The Royals dropped the series opener Friday to the Detroit Tigers 7-5.
BIG PICTURE: Mike Matheny needs to take a step back and look at how he is using the bullpen. His use of Greg Holland has to change. And yes, I have been saying this for a while now.
The Royals did some good things in the game. Mike Minor pitched decent but gave up ten hits in six innings. Kyle Zimmer and Jakob Junis pitched well out of the bullpen. But Tyler Zuber struggled to throw strikes and got into trouble, and Greg Holland made a terrible pitch that killed this game. And although Zuber struggled, it ultimately came down to Holland giving up a grand slam. But Zuber gets the loss because of the awful rules for awarding wins and losses in Major League Baseball.
THERE REALLY IS STRATEGY: Many times, people think that baseball teams just go out and play. Sure, pitchers have a strategy for attacking the lineup they will be facing. And batters have a strategy against the pitcher they will face. But that’s really about it, right? Actually, no.
Remember Eric Hosmer’s mad dash home in the 2015 World Series? In the ninth inning of Game 5, and representing the tying run at third base, Eric Hosmer dashed for home as soon as third baseman David Wright threw to Lucas Duda at first base.
The Royals had seen Lucas Duda struggle defensively earlier in the series. They had talked about being able to take advantage of it at some point. In fact, Hosmer was on third previously when Duda dropped a pickoff throw and saw the ball get away from him a little. He thought about going home that time but didn’t. The team also saw Duda make a throw to absolutely nobody earlier.
So when Hosmer had an opportunity to tie Game 5 of the World Series, he took a chance. He was successful. The rest is history.
Back to this game. When Andrew Benintendi singled to left with two outs in the first inning, and he was thrown out going to second base by a large margin, I initially thought it was a bad decision. But then I thought of Hosmer, and I thought maybe the Royals had talked about this before the game.
The Tigers had Eric Haase in left field. Haase is a catcher who was playing left field. As a catcher, you think his arm strength wouldn’t be a problem. That’s not why you would take the chance. But Haase wouldn’t be as familiar with fielding the ball and making that throw. Add to everything else, with two outs, it makes sense to try to get into scoring position. So maybe it was worth the chance.
It turns out that Haase made the play, and Benintendi was out by a large margin. I initially thought it was a terrible decision. But then I thought back to the 2015 World Series. Sometimes, things just don’t go your way. That doesn’t mean you were wrong.
HOLLAND’S ROLE NEEDS TO CHANGE
Have we seen enough yet? I talked a few weeks ago about pitching prospects being promoted and wondered if Greg Holland or Wade Davis would lose their job.
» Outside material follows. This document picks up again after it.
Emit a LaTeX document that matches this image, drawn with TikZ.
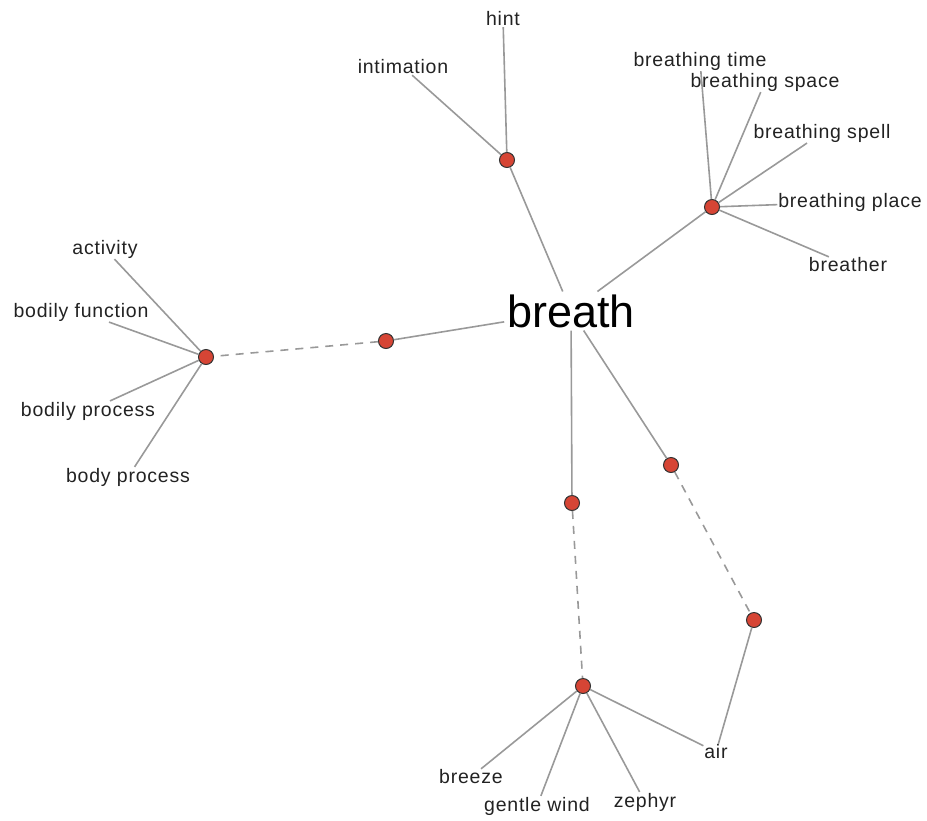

And Mike Matheny thought it was a good idea to bring Greg Holland in to face Miguel Cabrera up two runs with two outs and the bases loaded.
I turned to my wife when the count got to 3-2 on Cabrera and told her I hoped Holland would walk him. My thought was that anything else would be bad. My wife thought I thought he would hit a grand slam. I didn’t think it was necessarily that bad, but it would be bad. Then Cabrera hit a grand slam.
Why wasn’t it Josh Staumont in the game instead of a Greg Holland? Matheny needs to stop going to Holland just because he has experience. There is a point where skill deterioration exceeds when experience can provide.
HUDLER CALLS TODAY’S BASEBALL SOFT: A play at the plate had Tyler Zuber take a throw from Salvador Perez and tag out Jacoby Jones. Jones didn’t slide and just gave himself up. Royals TV analyst Rex Hudler was noticeably upset with how the play happened. Jones’ decision to just give himself up seemed to rightfully anger Hudler, who called the sport today soft. He’s not wrong.
NEXT UP: The Royals will try to even the series against the Tigers on Saturday afternoon. Brady Singer takes the mound for the Royals.